= Written request =
Only the lines from the start of the data to the line containing "from matplotlib.ticker import", both included, should be output, exactly and without pictures.

= Given information =

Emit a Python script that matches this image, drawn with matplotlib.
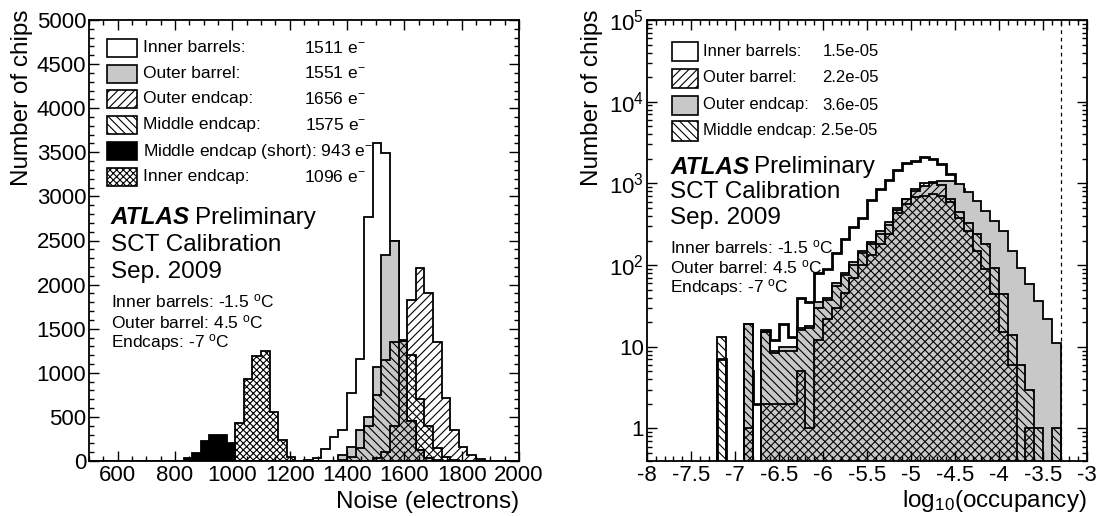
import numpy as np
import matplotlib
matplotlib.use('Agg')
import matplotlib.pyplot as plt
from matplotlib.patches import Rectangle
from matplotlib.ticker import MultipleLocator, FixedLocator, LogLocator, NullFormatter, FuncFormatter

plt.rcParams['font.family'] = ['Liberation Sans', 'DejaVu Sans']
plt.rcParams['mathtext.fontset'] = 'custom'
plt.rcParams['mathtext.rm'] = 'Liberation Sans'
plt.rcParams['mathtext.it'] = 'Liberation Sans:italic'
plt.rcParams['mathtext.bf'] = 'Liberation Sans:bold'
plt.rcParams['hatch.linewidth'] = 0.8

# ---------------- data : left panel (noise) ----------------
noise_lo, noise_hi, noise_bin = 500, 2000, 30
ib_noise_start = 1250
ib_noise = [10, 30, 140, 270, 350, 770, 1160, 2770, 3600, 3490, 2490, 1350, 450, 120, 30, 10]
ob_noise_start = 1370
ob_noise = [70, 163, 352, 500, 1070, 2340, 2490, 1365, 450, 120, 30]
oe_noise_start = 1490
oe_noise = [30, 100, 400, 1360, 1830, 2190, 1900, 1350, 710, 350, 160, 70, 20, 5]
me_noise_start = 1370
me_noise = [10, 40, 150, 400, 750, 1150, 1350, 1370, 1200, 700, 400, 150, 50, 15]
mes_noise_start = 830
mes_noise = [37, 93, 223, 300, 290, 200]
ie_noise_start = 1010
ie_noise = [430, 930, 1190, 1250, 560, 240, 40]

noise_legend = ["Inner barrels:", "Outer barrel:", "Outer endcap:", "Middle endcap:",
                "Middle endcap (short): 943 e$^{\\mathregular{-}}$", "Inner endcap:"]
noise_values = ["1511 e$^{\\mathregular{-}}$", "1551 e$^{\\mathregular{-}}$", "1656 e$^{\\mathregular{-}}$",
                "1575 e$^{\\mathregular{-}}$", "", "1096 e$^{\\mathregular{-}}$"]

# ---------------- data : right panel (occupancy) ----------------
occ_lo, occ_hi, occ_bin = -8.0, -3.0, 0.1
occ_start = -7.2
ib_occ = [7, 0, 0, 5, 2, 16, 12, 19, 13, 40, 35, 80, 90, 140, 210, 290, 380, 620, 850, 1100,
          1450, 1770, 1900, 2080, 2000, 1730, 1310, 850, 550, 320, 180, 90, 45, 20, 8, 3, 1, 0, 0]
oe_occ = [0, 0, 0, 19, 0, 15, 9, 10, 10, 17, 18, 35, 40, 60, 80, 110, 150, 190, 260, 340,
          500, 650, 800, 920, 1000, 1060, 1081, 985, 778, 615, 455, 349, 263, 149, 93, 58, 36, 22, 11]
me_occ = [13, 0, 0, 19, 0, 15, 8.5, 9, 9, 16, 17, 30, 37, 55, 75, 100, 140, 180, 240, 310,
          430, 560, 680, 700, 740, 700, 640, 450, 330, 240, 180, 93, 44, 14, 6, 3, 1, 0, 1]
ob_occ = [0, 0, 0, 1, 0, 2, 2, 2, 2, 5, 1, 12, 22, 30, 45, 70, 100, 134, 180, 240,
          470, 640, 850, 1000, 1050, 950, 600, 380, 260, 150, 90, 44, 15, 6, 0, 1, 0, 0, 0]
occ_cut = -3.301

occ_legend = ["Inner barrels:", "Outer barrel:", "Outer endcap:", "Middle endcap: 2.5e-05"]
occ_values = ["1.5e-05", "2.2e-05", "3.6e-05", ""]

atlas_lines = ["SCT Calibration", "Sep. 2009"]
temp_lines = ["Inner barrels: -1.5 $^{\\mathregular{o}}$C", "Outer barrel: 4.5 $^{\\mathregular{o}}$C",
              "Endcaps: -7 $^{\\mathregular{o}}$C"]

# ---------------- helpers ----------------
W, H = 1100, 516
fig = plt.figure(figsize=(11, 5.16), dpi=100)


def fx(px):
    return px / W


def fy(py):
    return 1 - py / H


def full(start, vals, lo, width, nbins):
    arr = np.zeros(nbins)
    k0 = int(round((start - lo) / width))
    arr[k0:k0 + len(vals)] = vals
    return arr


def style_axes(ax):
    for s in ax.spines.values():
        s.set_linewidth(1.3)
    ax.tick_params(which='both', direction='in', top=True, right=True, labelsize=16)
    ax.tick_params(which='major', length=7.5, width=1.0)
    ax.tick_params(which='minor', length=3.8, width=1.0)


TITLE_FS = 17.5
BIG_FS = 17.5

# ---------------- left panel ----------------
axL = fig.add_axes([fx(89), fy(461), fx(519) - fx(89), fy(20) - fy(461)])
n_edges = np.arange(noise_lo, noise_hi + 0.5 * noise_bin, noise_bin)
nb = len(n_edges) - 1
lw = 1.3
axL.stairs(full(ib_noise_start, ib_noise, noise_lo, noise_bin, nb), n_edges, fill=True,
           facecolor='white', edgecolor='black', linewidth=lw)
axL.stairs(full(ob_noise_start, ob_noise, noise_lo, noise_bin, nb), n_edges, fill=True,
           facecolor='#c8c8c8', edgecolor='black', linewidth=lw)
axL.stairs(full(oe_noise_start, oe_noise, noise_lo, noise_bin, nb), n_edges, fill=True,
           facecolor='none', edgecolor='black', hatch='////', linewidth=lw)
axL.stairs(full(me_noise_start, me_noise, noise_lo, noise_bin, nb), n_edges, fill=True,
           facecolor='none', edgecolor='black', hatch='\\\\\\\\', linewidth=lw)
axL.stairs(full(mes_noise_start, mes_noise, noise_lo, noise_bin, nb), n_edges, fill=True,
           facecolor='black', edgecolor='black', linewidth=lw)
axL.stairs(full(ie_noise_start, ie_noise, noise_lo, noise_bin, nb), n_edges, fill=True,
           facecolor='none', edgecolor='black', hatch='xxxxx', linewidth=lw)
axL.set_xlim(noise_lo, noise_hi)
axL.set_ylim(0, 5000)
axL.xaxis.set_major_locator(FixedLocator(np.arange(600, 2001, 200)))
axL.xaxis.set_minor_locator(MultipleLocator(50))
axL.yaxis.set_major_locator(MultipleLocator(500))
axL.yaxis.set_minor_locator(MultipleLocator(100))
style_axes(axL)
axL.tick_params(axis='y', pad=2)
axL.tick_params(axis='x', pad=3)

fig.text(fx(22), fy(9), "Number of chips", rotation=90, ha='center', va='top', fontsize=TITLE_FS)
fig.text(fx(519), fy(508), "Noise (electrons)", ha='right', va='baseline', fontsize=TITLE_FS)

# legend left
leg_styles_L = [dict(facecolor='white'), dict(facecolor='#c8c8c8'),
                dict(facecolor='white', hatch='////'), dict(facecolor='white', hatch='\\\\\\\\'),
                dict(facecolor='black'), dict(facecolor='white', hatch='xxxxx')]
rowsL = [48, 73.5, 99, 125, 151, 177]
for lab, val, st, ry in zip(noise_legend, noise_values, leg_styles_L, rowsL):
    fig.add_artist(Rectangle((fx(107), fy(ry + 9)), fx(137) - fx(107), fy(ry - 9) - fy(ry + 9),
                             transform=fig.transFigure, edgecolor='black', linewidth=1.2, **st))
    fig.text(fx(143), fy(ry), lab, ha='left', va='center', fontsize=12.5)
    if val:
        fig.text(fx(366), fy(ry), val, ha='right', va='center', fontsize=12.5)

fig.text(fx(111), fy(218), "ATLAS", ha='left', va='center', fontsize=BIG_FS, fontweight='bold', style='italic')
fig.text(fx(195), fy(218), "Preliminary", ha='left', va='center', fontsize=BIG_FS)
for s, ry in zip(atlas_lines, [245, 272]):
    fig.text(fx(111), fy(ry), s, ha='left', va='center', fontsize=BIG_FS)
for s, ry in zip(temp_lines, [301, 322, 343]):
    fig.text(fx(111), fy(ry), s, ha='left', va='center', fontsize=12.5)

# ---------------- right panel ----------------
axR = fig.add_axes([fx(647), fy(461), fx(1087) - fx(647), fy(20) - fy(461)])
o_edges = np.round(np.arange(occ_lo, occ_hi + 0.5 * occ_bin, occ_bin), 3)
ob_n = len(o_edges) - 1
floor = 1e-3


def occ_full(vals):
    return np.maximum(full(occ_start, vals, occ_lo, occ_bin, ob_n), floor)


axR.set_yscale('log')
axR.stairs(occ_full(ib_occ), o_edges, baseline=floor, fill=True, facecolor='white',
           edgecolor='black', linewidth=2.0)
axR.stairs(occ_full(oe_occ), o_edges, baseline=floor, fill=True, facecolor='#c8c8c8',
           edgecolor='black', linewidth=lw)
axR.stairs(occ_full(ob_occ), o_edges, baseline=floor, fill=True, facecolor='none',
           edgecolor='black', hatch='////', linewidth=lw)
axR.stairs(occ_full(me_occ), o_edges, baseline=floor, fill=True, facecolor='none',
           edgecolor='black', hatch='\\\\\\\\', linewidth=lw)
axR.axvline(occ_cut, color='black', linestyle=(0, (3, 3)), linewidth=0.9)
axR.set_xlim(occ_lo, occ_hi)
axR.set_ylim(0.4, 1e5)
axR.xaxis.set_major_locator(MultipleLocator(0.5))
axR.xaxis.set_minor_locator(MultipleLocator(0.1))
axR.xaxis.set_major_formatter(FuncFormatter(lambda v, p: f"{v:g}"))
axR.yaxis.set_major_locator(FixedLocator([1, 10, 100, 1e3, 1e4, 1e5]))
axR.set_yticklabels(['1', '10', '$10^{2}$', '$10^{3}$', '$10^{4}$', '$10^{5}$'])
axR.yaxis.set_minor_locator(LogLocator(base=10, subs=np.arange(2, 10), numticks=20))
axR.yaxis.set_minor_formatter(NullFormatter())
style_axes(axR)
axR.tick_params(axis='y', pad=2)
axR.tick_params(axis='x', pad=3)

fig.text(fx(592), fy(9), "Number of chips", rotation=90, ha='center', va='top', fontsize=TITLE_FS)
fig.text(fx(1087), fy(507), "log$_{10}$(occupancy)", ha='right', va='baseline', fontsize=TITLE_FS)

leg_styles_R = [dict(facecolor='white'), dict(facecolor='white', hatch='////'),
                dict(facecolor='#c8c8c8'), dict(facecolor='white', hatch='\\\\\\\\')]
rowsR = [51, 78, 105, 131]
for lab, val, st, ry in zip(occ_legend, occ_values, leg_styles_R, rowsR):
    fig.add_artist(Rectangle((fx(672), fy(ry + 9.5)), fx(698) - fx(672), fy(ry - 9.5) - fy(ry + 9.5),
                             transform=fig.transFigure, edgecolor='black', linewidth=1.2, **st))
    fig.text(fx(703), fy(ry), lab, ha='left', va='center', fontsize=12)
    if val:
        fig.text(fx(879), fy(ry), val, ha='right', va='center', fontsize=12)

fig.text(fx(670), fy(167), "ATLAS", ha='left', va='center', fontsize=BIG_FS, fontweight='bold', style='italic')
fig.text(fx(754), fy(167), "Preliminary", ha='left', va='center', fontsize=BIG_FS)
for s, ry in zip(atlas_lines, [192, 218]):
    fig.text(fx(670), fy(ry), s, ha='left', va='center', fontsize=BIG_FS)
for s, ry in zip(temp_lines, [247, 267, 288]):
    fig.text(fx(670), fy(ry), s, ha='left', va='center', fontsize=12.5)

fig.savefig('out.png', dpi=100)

= Exercise solution =
Emit a Python script that matches this image, drawn with matplotlib.
import numpy as np
import matplotlib
matplotlib.use('Agg')
import matplotlib.pyplot as plt
from matplotlib.patches import Rectangle
from matplotlib.ticker import MultipleLocator, FixedLocator, LogLocator, NullFormatter, FuncFormatter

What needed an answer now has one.